Getting ethnic with Kojak
On my day off I took my girlfriend Mercedes (now my wife) to the Alexandria Hotel to check the renovations the LA Times had mentioned in a recent story.
The Alexandria Hotel at Spring and Fifth was a hot party spot for middle class Mexicanos in 1967. By the 70’s, it lost its magic.
At the lobby, we saw Telly Savalas aka Kojak walking towards us. His white dress shirt was tucked but unbuttoned, showing his hairy chest and panza.
I had always been a fan of Telly and was glad he was the star of the Kojak TV series. Fueled by the vodka, I introduced myself as a reporter and asked him for an interview about his ethnicity. Someone from his posse muttered. “No, he’s working now.”
He brushed off his aide, told us to meet him in his trailer in 30 minutes.
I called Entertainment Editor Mari Carmen, she said “great” and hung up. Twenty minutes went by. I called her again, sensing my impatience; she retorted, “I don’t even know who this senor is.“
I ran to my car four blocks away and got a tape recorder.
Telly motioned us to get comfortable for it was not a big trailer. One of his people motioned me to shut off the tape recorder but Telly said he had no problem with it.
The ethnicity angle had interested him and he was flattered I could remember most of the parts he had played in. “Oh you saw that one?” was his surprised response when I told him I had enjoyed his suave villain in a 1966 Kraft Theater TV drama.
I asked him if because of his Greek ethnicity he had only been offered to play villains, just like us Mexicans. He grinned and said because Anglos were lazy and had trouble pronouncing his full name Aristoteles; he became “Telly”and now he was “Kojak.” Speaking of racism and stereotypes, he agreed the British were also quite adept.
I didn’t ask him about immigration but did ask him about his opinion on gun control, which was another hot topic at the time. “I support it,” was his unequivocal answer.
He said he employed his brother and some childhood friends to keep him from getting a fat head. The men behind him smiled and said they had no problem deflating his balloon.
When we were saying goodbye, Rafael Rosales and one of Fico’s brothers showed up to take a photo.
Rosales asked me who Telly was and I said he was a big movie star. He then handed the camera to Fico’s brother and joined us in the photo.
Next day Paul suggested talking to Ray Herbeck who received the use of an office for his public relations services.
Ray brushed off the ethnic angle but his face lit up when I told him about Telly’ssupport for gun control.
The next day the LA Times in its newsmaker section credited the LA Express for quoting “Kojak’s support for gun control.
Ray had been trying for weeks to get the Express noticed by the English language media.
Our publisher, el Licenciado Galvan would be pleased.
The following day a reporter for a British daily called from the East Coast.

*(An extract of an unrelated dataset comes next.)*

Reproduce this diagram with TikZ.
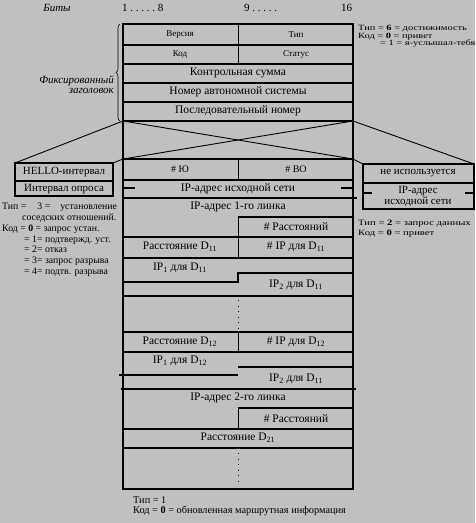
\documentclass[tikz,border=0pt]{standalone}
\usepackage{fontspec}
\setmainfont{Liberation Serif}
\newfontfamily\widefont[FakeStretch=1.3]{Liberation Serif}
\usetikzlibrary{decorations.pathreplacing}
\definecolor{bggray}{RGB}{192,192,192}

\tikzset{
  field/.style={font=\fontsize{11.5}{12}\selectfont, inner sep=0pt},
  smallfield/.style={font=\fontsize{9}{10}\selectfont, inner sep=0pt},
  note/.style={align=left, anchor=north west, inner sep=0pt},
  frame/.style={line width=1.8pt},
  row/.style={line width=1.3pt},
  divider/.style={line width=0.7pt},
  callout/.style={line width=0.9pt},
  dots/.style={line width=1pt, dash pattern=on 1pt off 4.5pt},
}

\begin{document}
\begin{tikzpicture}[x=1pt, y=-1pt]
	\fill[bggray] (0,0) rectangle (475,523);
	\useasboundingbox (0,0) rectangle (475,523);
	
	%bits
	\node[field, font=\itshape\fontsize{11}{12}\selectfont] (bits) at (57,8) {Биты};
	\node[field, anchor=west, font=\fontsize{11}{12}\selectfont] (b1) at (122,8) {1 .\ .\ .\ .\ .\ 8};
	\node[field, anchor=west, font=\fontsize{11}{12}\selectfont] (b9) at (244,8) {9 .\ .\ .\ .\ .};
	\node[field, anchor=west, font=\fontsize{11}{12}\selectfont] (b16) at (341,8) {16};
	
	%frame
	\draw[frame] (123,24) rectangle (353,489);
	
	%fixed header
	\foreach \y in {45,64,83,102,121} \draw[row] (123,\y) -- (353,\y);
	\draw[divider] (238,24) -- (238,64);
	\node[smallfield] (ver) at (180,35) {Версия};
	\node[smallfield] (type) at (296,35) {Тип};
	\node[smallfield] (code) at (180,54) {Код};
	\node[smallfield] (status) at (296,54) {Статус};
	\node[field] (chksum) at (238,73) {Контрольная сумма};
	\node[field] (asnum) at (238,92) {Номер автономной системы};
	\node[field] (seqnum) at (238,111) {Последовательный номер};
	\draw[decorate, decoration={brace, amplitude=4pt}, line width=0.6pt] (120,121) -- (120,24);
	\node[field, align=right, anchor=east, font=\itshape\fontsize{11}{10}\selectfont] (fixed) at (114,85) {Фиксированный\\заголовок};
	
	%cross
	\draw[callout] (123,121) -- (353,159);
	\draw[callout] (353,121) -- (123,159);
	
	%hello box
	\draw[row] (15,163) rectangle (113,196);
	\draw[row] (15,181) -- (113,181);
	\node[field, font=\fontsize{11}{12}\selectfont] (hello) at (64,172) {HELLO-интервал};
	\node[field, font=\fontsize{11}{12}\selectfont] (poll) at (64,189) {Интервал опроса};
	\draw[callout] (123,121) -- (15,163);
	\draw[callout] (123,159) -- (113,163);
	
	%unused box
	\draw[row] (363,164) rectangle (474,209);
	\draw[row] (363,183) -- (474,183);
	\draw[row] (363,193) -- (372,193);
	\draw[row] (465,193) -- (474,193);
	\node[field, font=\fontsize{11}{12}\selectfont] (unused) at (418,173) {не используется};
	\node[field, align=center, font=\fontsize{11}{11}\selectfont] (srcnet2) at (418,196) {IP-адрес\\исходной сети};
	\draw[callout] (353,121) -- (474,164);
	\draw[callout] (353,159) -- (363,164);
	
	%hello fields
	\foreach \y in {159,180,198} \draw[row] (123,\y) -- (353,\y);
	\draw[row] (353,198) -- (357,198);
	\draw[divider] (238,159) -- (238,180);
	\node[smallfield, font=\fontsize{10}{10}\selectfont] (io) at (180,169) {\# Ю};
	\node[smallfield, font=\fontsize{10}{10}\selectfont] (vo) at (296,169) {\# ВО};
	\draw[row] (123,188) -- (135,188);
	\draw[row] (341,188) -- (353,188);
	\node[field] (srcnet) at (238,189) {IP-адрес исходной сети};
	
	%first link
	\node[field] (link1) at (238,207) {IP-адрес 1-го линка};
	\draw[row] (238,217) -- (353,217);
	\draw[divider] (238,217) -- (238,258);
	\node[field] (ndist1) at (296,227) {\# Расстояний};
	\draw[row] (123,237) -- (353,237);
	\node[field] (d11) at (180,247) {Расстояние D\textsubscript{11}};
	\node[field] (nip11) at (296,247) {\# IP для D\textsubscript{11}};
	\draw[row] (123,258) -- (353,258);
	\node[field] (ipa11) at (180,268) {IP\textsubscript{1} для D\textsubscript{11}};
	\draw[row] (123,282) -- (238,282) -- (238,273) -- (353,273);
	\node[field] (ipb11) at (296,285) {IP\textsubscript{2} для D\textsubscript{11}};
	\draw[row] (123,296) -- (353,296);
	\draw[dots] (238,300) -- (238,330);
	\draw[row] (123,332) -- (353,332);
	\draw[divider] (238,332) -- (238,352);
	\node[field] (d12) at (180,342) {Расстояние D\textsubscript{12}};
	\node[field] (nip12) at (296,342) {\# IP для D\textsubscript{12}};
	\draw[row] (123,352) -- (353,352);
	\node[field] (ipa12) at (180,361) {IP\textsubscript{1} для D\textsubscript{12}};
	\draw[row] (119,375) -- (238,375);
	\draw[row] (238,367) -- (353,367);
	\node[field] (ipb12) at (296,379) {IP\textsubscript{2} для D\textsubscript{11}};
	\draw[line width=2.2pt] (121,389) -- (356,389);
	
	%second link
	\node[field] (link2) at (238,398) {IP-адрес 2-го линка};
	\draw[row] (238,408) -- (353,408);
	\draw[divider] (238,408) -- (238,429);
	\node[field] (ndist2) at (296,419) {\# Расстояний};
	\draw[row] (123,429) -- (353,429);
	\node[field] (d21) at (238,438) {Расстояние D\textsubscript{21}};
	\draw[row] (123,448) -- (353,448);
	\draw[dots] (238,453) -- (238,484);
	
	%notes
	\node[note, font=\widefont\fontsize{8}{7.5}\selectfont] (reach) at (358,25)
	  {Тип = {\bfseries 6} = достижимость\\Код = {\bfseries 0} = привет\\\hspace*{22pt}= 1 = я-услышал-тебя};
	\node[note, font=\widefont\fontsize{8.2}{10}\selectfont] (poll2) at (358,220)
	  {Тип = {\bfseries 2} = запрос данных\\Код = {\bfseries 0} = привет};
	\node[note, font=\fontsize{9.8}{10.8}\selectfont] (hello3) at (2,203)
	  {Тип =\hspace{11pt}3 =\hspace{10pt}установление\\
	   \hspace*{20pt}соседских отношений.\\
	   Код = {\bfseries 0} = запрос устан.\\
	   \hspace*{22pt}= 1= подтвержд. уст.\\
	   \hspace*{22pt}= 2= отказ\\
	   \hspace*{22pt}= 3= запрос разрыва\\
	   \hspace*{22pt}= 4= подтв. разрыва};
	\node[note, font=\fontsize{10.3}{10.5}\selectfont] (update) at (133,496)
	  {Тип = 1\\Код = {\bfseries 0} = обновленная маршрутная информация};
\end{tikzpicture}
\end{document}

He had read the Times brief and wanted more material for his own story. He said “Kojak” was the top TV program in England and the fans couldn’t get enough of Telly.
I was tempted to tell him what Telly had said about British racism. I could have proved it because I had it on tape but sensed this would be beneath a journalist, even as aspiring one like myself.
I watched KNXT TV movie critic David Sheehan that night and he looked and sounded upset. Telly Savalas for gun control? What a laugh he spat since Kojak was in his opinion one of the most violent TV shows being aired and he went on and on showing examples of its violence.
Did my little story steal the thunder from his expose? Did Telly or his people know about Sheens upcoming expose and used me to blunt it? Sounds very farfetched but I later learned everything is possible in Hollywood.
Nevertheless, the story had put the LA Express on the map and I had enjoyed my five seconds of fame.